I kept getting stuck because I kept coming back to the same place over and over, but that was an incomplete narrative. It was my reality -- but it was in complete. It was not the whole story. More needed to be added to make the narrative complete, and that part was where we challenge the narrative that our abusers created and add a completely different section to the narrative: the part where we are good, innocent, where we are trying very hard, the part where we were injured but not bad, we were harmed but we didn't deserve it because that narrative just isn't true.

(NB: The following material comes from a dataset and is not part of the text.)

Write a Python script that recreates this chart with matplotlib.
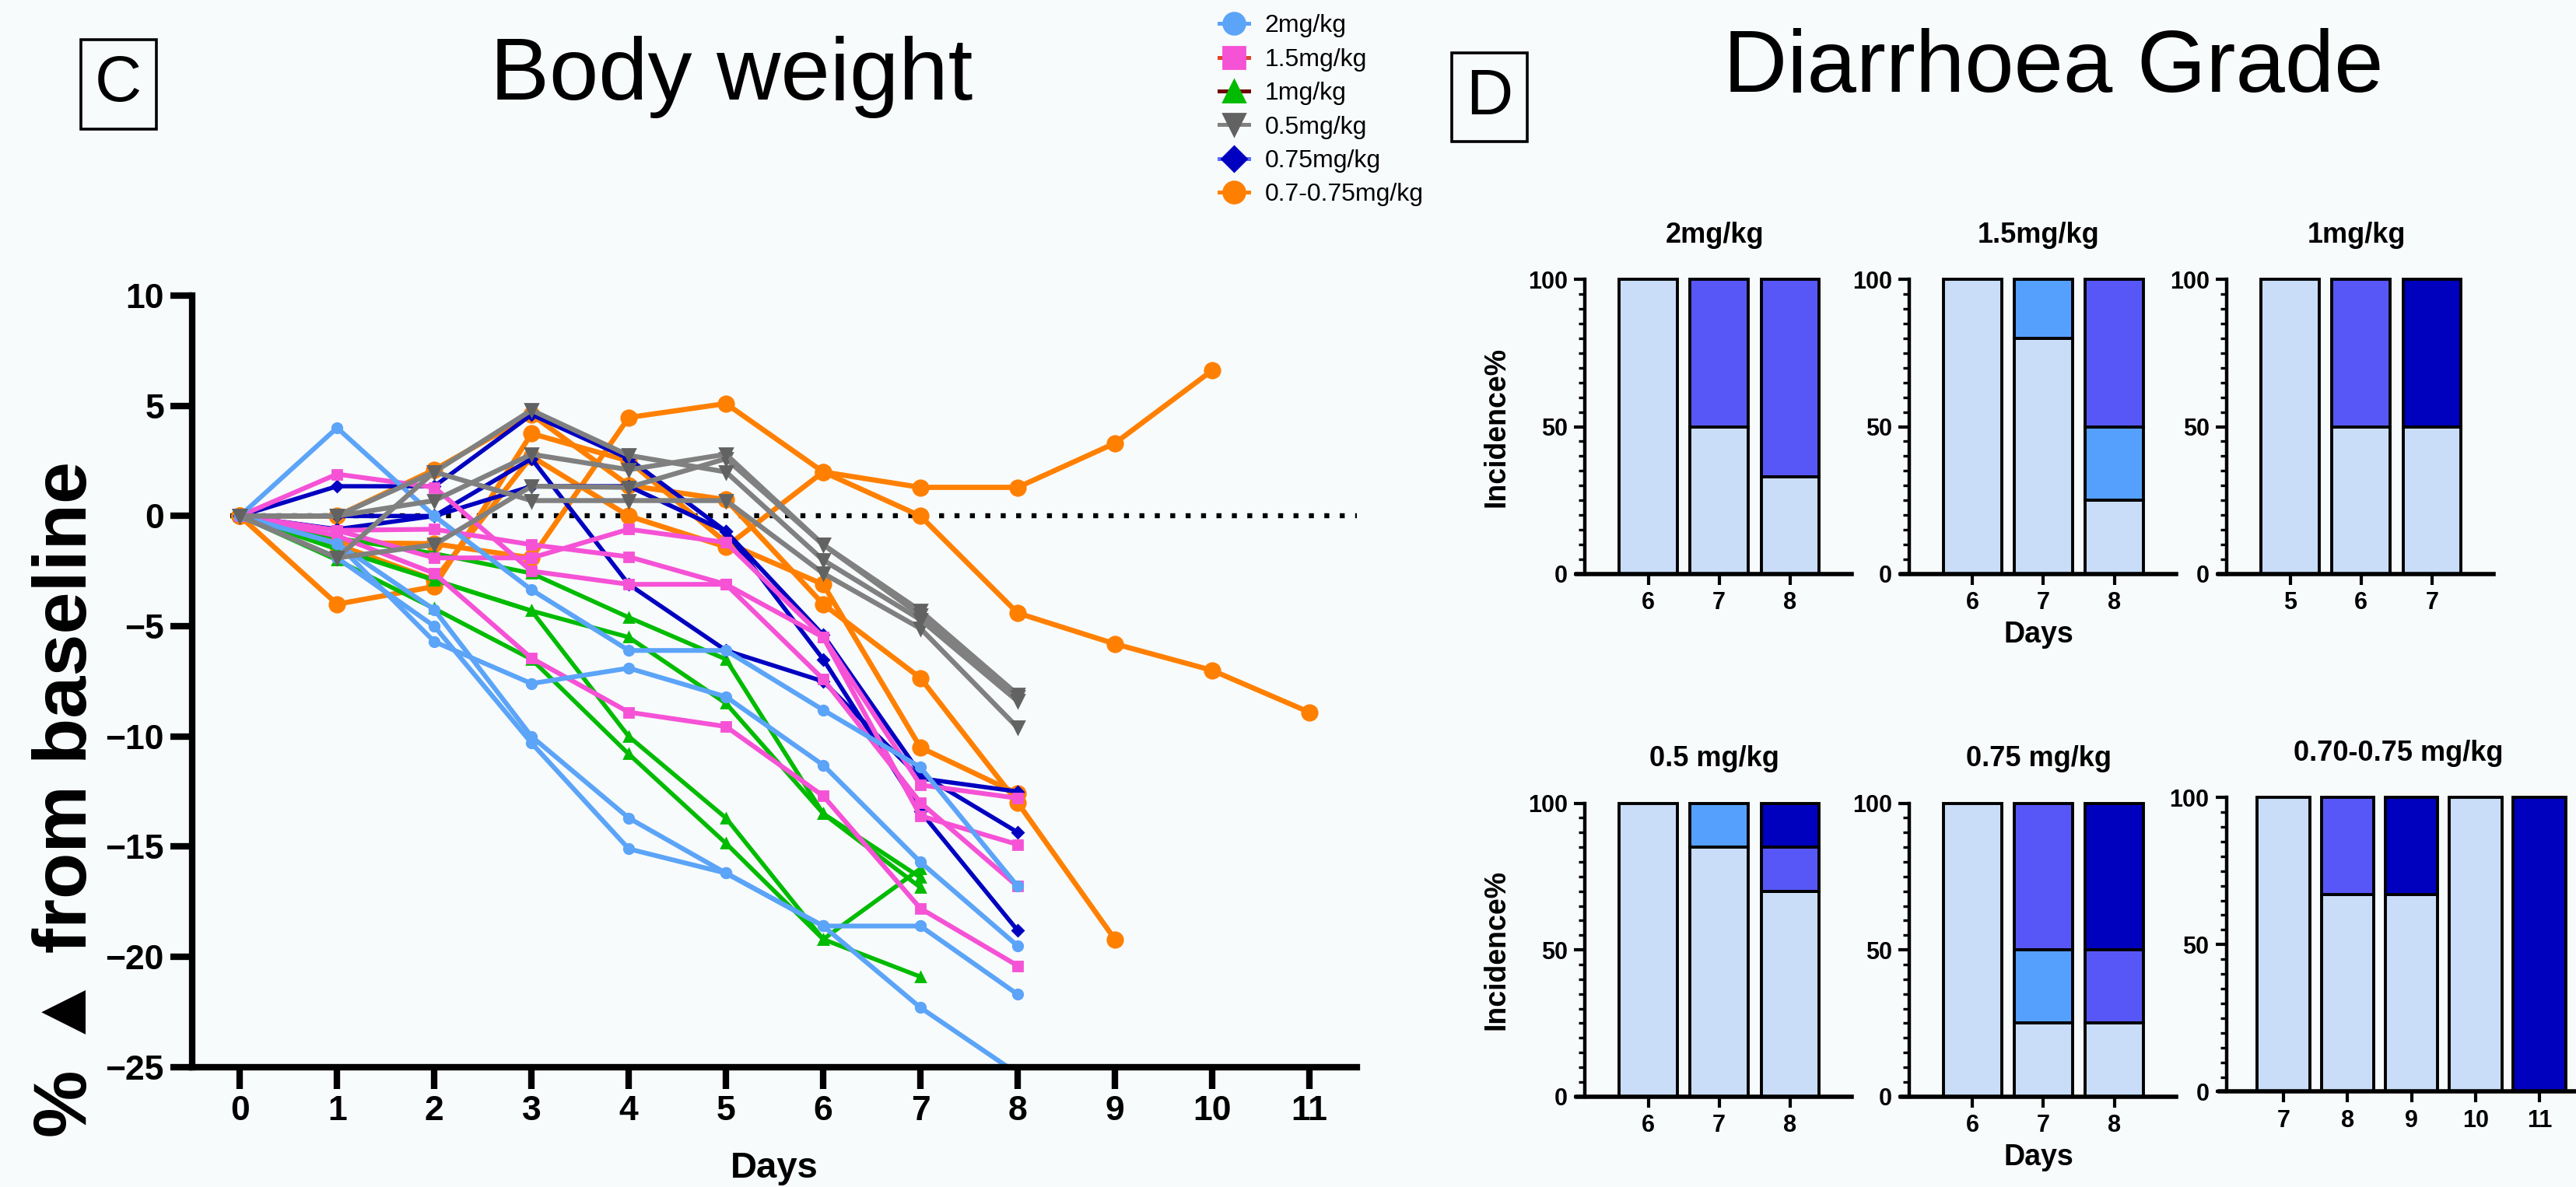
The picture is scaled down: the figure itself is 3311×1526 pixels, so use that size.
import matplotlib
matplotlib.use("Agg")
import matplotlib.pyplot as plt
from matplotlib.lines import Line2D
from matplotlib.ticker import MultipleLocator

plt.rcParams['font.family'] = ['Liberation Sans', 'DejaVu Sans']

BG = '#f8fbfc'

# ---- Panel C: body weight, % change from baseline per animal ----
days_c = list(range(12))

lb_1 = [0, 4.0, 0, -3.35, -6.1, -6.1, -8.8, -11.4, -16.8]
lb_2 = [0, -1.25, -5.7, -7.6, -6.9, -8.2, -11.3, -15.7, -19.5]
lb_3 = [0, -1.25, -4.25, -10.0, -13.7, -16.2, -18.6, -18.6, -21.7]
lb_4 = [0, -1.9, -5.0, -10.3, -15.1, -16.2, -18.6, -22.3, -25.3]

pk_1 = [0, 1.9, 1.3, -2.5, -3.1, -3.1, -7.4, -13.0, -16.8]
pk_2 = [0, -0.65, -0.6, -1.3, -1.85, -3.1, -5.5, -13.6, -14.9]
pk_3 = [0, -0.65, -1.9, -1.9, -0.6, -1.2, -5.5, -12.2, -12.8]
pk_4 = [0, -0.9, -2.6, -6.45, -8.9, -9.55, -12.7, -17.8, -20.4]

gr_1 = [0, -1.0, -1.7, -2.6, -4.6, -6.5, -13.5, -16.4]
gr_2 = [0, -1.5, -2.9, -4.3, -5.5, -8.5, -13.5, -16.85]
gr_3 = [0, -1.5, -2.9, -4.3, -10.0, -13.7, -19.2, -16.0]
gr_4 = [0, -2.0, -4.2, -6.5, -10.8, -14.85, -19.2, -20.9]

gy_1 = [0, -1.9, -1.3, 1.35, 1.3, 2.6, -1.3, -4.3, -8.1]
gy_2 = [0, -1.9, 2.0, 0.7, 0.7, 0.7, -2.6, -5.1, -9.6]
gy_3 = [0, 0, 0.7, 2.8, 2.1, 2.8, -1.3, -4.5, -8.2]
gy_4 = [0, 0, 2.0, 4.8, 2.75, 2.0, -2.0, -4.7, -8.4]

db_1 = [0, -0.6, 0, 2.6, -3.1, -6.1, -7.5, -11.9, -12.5]
db_2 = [0, 1.35, 1.35, 4.6, 2.6, -0.7, -5.4, -11.7, -14.35]
db_3 = [0, 0, 0, 1.35, 1.35, -0.7, -6.5, -13.4, -18.8]

or_1 = [0, -1.2, -1.26, -1.9, 4.47, 5.1, 2.0, 1.3, 1.3, 3.3, 6.6]
or_2 = [0, 0, 2.1, 4.6, 1.39, 0.74, -4.0, -7.35, -13.0, -19.2]
or_3 = [0, -4.0, -3.2, 3.74, 2.5, -1.2, -3.1, -10.5, -12.6]
or_4 = [0, -1.3, -2.9, 2.7, 0, -1.4, 2.0, 0, -4.4, -5.8, -7.0, -8.9]

# ---- Panel D: diarrhoea grade incidence (%) per grade, stacked ----
grade_colors = ['#c9ddf8', '#55a0fd', '#5757f7', '#0000bf']

d_2mg_days = [6, 7, 8]
d_2mg_g1 = [100, 50, 33]
d_2mg_g2 = [0, 0, 0]
d_2mg_g3 = [0, 50, 67]
d_2mg_g4 = [0, 0, 0]

d_15mg_days = [6, 7, 8]
d_15mg_g1 = [100, 80, 25]
d_15mg_g2 = [0, 20, 25]
d_15mg_g3 = [0, 0, 50]
d_15mg_g4 = [0, 0, 0]

d_1mg_days = [5, 6, 7]
d_1mg_g1 = [100, 50, 50]
d_1mg_g2 = [0, 0, 0]
d_1mg_g3 = [0, 50, 0]
d_1mg_g4 = [0, 0, 50]

d_05mg_days = [6, 7, 8]
d_05mg_g1 = [100, 85, 70]
d_05mg_g2 = [0, 15, 0]
d_05mg_g3 = [0, 0, 15]
d_05mg_g4 = [0, 0, 15]

d_075mg_days = [6, 7, 8]
d_075mg_g1 = [100, 25, 25]
d_075mg_g2 = [0, 25, 0]
d_075mg_g3 = [0, 50, 25]
d_075mg_g4 = [0, 0, 50]

d_07mg_days = [7, 8, 9, 10, 11]
d_07mg_g1 = [100, 67, 67, 100, 0]
d_07mg_g2 = [0, 0, 0, 0, 0]
d_07mg_g3 = [0, 33, 0, 0, 0]
d_07mg_g4 = [0, 0, 33, 0, 100]


fig = plt.figure(figsize=(16.56, 7.63), dpi=200, facecolor=BG)

# ---------------- Body weight ----------------
ax = fig.add_axes([0.0746, 0.101, 0.452, 0.650], facecolor=BG)

groups = [
    ([or_1, or_2, or_3, or_4], '#ff8000', '#ff8000', 'o', 7, 2.4),
    ([gr_1, gr_2, gr_3, gr_4], '#00bb00', '#00bb00', '^', 4.5, 2.0),
    ([db_1, db_2, db_3], '#0000c0', '#0000c0', 'D', 3.5, 2.0),
    ([pk_1, pk_2, pk_3, pk_4], '#f552d6', '#f552d6', 's', 4.5, 2.2),
    ([lb_1, lb_2, lb_3, lb_4], '#5ba4f8', '#5ba4f8', 'o', 4.5, 2.2),
    ([gy_1, gy_2, gy_3, gy_4], '#808080', '#626262', 'v', 6, 2.3),
]
for series, lc, mc, mk, ms, lw in groups:
    for s in series:
        ax.plot(days_c[:len(s)], s, color=lc, marker=mk, markersize=ms,
                markerfacecolor=mc, markeredgecolor=mc, lw=lw)

ax.axhline(0, xmin=0.033, xmax=1, color='black', lw=2.3, ls=(0, (1, 2.1)), zorder=0)

ax.set_xlim(-0.49, 11.49)
ax.set_ylim(-25, 10)
ax.set_xticks(days_c)
ax.set_yticks(range(-25, 11, 5))
for side in ['top', 'right']:
    ax.spines[side].set_visible(False)
for side in ['left', 'bottom']:
    ax.spines[side].set_linewidth(3)
ax.tick_params(axis='both', length=10, width=3, labelsize=16, pad=3)
for lbl in ax.get_xticklabels() + ax.get_yticklabels():
    lbl.set_fontweight('bold')
ax.set_xlabel('Days', fontsize=17, fontweight='bold', labelpad=11)
fig.text(0.026, 0.327, '% \u25b2 from baseline', rotation=90, fontsize=35,
         fontweight='bold', ha='center', va='center')

fig.text(0.284, 0.935, 'Body weight', fontsize=41, ha='center', va='center')
fig.text(0.797, 0.942, 'Diarrhoea Grade', fontsize=41, ha='center', va='center')
box = dict(boxstyle='square,pad=0.22', fc='none', ec='black', lw=1.3)
fig.text(0.046, 0.929, 'C', fontsize=30, ha='center', va='center', bbox=box)
fig.text(0.578, 0.918, 'D', fontsize=30, ha='center', va='center', bbox=box)

# legend
handles = [
    Line2D([], [], color='#5ba4f8', marker='o', ms=10, mfc='#5ba4f8', mec='#5ba4f8', lw=1.8),
    Line2D([], [], color='#e0442a', marker='s', ms=10, mfc='#f552d6', mec='#f552d6', lw=1.8),
    Line2D([], [], color='#6e0000', marker='^', ms=10, mfc='#00bb00', mec='#00bb00', lw=1.8),
    Line2D([], [], color='#808080', marker='v', ms=10, mfc='#626262', mec='#626262', lw=1.8),
    Line2D([], [], color='#5b6bff', marker='D', ms=8, mfc='#0000c0', mec='#0000c0', lw=1.8),
    Line2D([], [], color='#ff8000', marker='o', ms=10, mfc='#ff8000', mec='#ff8000', lw=1.8),
]
labels = ['2mg/kg', '1.5mg/kg', '1mg/kg', '0.5mg/kg', '0.75mg/kg', '0.7-0.75mg/kg']
fig.legend(handles, labels, loc='upper left', bbox_to_anchor=(0.473, 0.988),
           frameon=False, fontsize=11.5, handlelength=1.2, handletextpad=0.65,
           labelspacing=0.42, borderpad=0, borderaxespad=0)

# ---------------- Diarrhoea grade panels ----------------
panels = [
    ('2mg/kg', d_2mg_days, [d_2mg_g1, d_2mg_g2, d_2mg_g3, d_2mg_g4],
     [0.6121, 0.5166, 0.1066, 0.2479], True, False),
    ('1.5mg/kg', d_15mg_days, [d_15mg_g1, d_15mg_g2, d_15mg_g3, d_15mg_g4],
     [0.7379, 0.5166, 0.1066, 0.2479], False, True),
    ('1mg/kg', d_1mg_days, [d_1mg_g1, d_1mg_g2, d_1mg_g3, d_1mg_g4],
     [0.8612, 0.5166, 0.1066, 0.2479], False, False),
    ('0.5 mg/kg', d_05mg_days, [d_05mg_g1, d_05mg_g2, d_05mg_g3, d_05mg_g4],
     [0.6121, 0.0762, 0.1066, 0.2471], True, False),
    ('0.75 mg/kg', d_075mg_days, [d_075mg_g1, d_075mg_g2, d_075mg_g3, d_075mg_g4],
     [0.7379, 0.0762, 0.1066, 0.2471], False, True),
    ('0.70-0.75 mg/kg', d_07mg_days, [d_07mg_g1, d_07mg_g2, d_07mg_g3, d_07mg_g4],
     [0.8613, 0.0803, 0.1387, 0.2479], False, False),
]

for title, days, grades, rect, ylab, xlab in panels:
    bx = fig.add_axes(rect, facecolor=BG)
    pos = list(range(1, len(days) + 1))
    bottom = [0] * len(days)
    for g, col in zip(grades, grade_colors):
        for i, h in enumerate(g):
            if h > 0:
                bx.bar(pos[i], h, bottom=bottom[i], width=0.82, color=col,
                       edgecolor='black', linewidth=1.4, clip_on=False)
        bottom = [b + h for b, h in zip(bottom, g)]
    right = len(days) + 0.87 if len(days) == 3 else len(days) + 0.58
    bx.set_xlim(0, right)
    bx.set_ylim(0, 100)
    bx.spines['left'].set_position(('data', 0.11))
    for side in ['top', 'right']:
        bx.spines[side].set_visible(False)
    bx.spines['left'].set_linewidth(1.6)
    bx.spines['bottom'].set_linewidth(2.0)
    bx.set_xticks(pos)
    bx.set_xticklabels([str(d) for d in days])
    bx.set_yticks([0, 50, 100])
    bx.yaxis.set_minor_locator(MultipleLocator(5))
    bx.tick_params(axis='both', which='major', length=5, width=1.5, labelsize=11, pad=3)
    bx.tick_params(axis='y', which='minor', length=3, width=1.2)
    for lbl in bx.get_xticklabels() + bx.get_yticklabels():
        lbl.set_fontweight('bold')
    bx.set_title(title, fontsize=13, fontweight='bold', pad=17)
    if ylab:
        bx.set_ylabel('Incidence%', fontsize=13.5, fontweight='bold', labelpad=8)
    if xlab:
        bx.set_xlabel('Days', fontsize=13.5, fontweight='bold', labelpad=3)

fig.savefig('out.png', dpi=200, facecolor=BG)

I'm not sure I'm conveying this well, but I hope it helps. It's kind of a slippery concept for me and sometimes I feel like I grasp it and sometimes I can't and it slips away.

sunnyday1

Quote from: Trace on July 14, 2015, 01:19:18 AM
well I said he wouldn't admit something was wrong, that doesn't mean he didn't know something was wrong. He just didn't share that with me, he was protective and didn't want to worry me. I'm sure this had something to do with his suicide in that he didn't want to burden me, or worry me. He and I think so much a like it was scary and still is.

:bighug: :bighug:

Trace, you're here and you are asking questions.  That counts for a lot. 

Dyess

I guess there's just no guarantee what you will do in the future. We don't really know how we will respond until that time comes. I do want to get out of this "fog" and start living again, I'm just existing now. So much is up in the air with my job, insurance, income, etc......and the strange part is it's not really worrying me, it's like it's not my problem, but it is. What I'm saying is it is so unlike me. I've always prepared for the future, but now I can't see a future. hard to explain.

Brick

Quote from: Trace on July 12, 2015, 02:37:18 AM
Do you ever feel like you are too tired about talking about all this anymore? You can't see beyond today, just getting through the day is struggle?

Yes.

A resounding yes.

Quote from: Trace on July 12, 2015, 02:37:18 AM
I see myself turning in to my Dad and the end result wasn't good. That turning point is just not coming around.

Yes.

I'm deeply sorry for how you experienced the loss of your father. It compounds a reliance on your memory of him, and affects that memory. We internalize our parents and know what they would think in the present. But we aren't them. My own father didn't act to seek a turning point, so some part of me denied a turning point for myself.

Sometimes, I only see turning points when I look in the mirror and realize I've passed them. My road changed direction while I was worrying what dad would have done. It started with a wish to not be dad. It's becoming a wish to be me.

Even in the "fog" you're still you, and your being here makes a big difference :)

Dyess

Thanks Brick at least someone else understands. One day at a time I guess.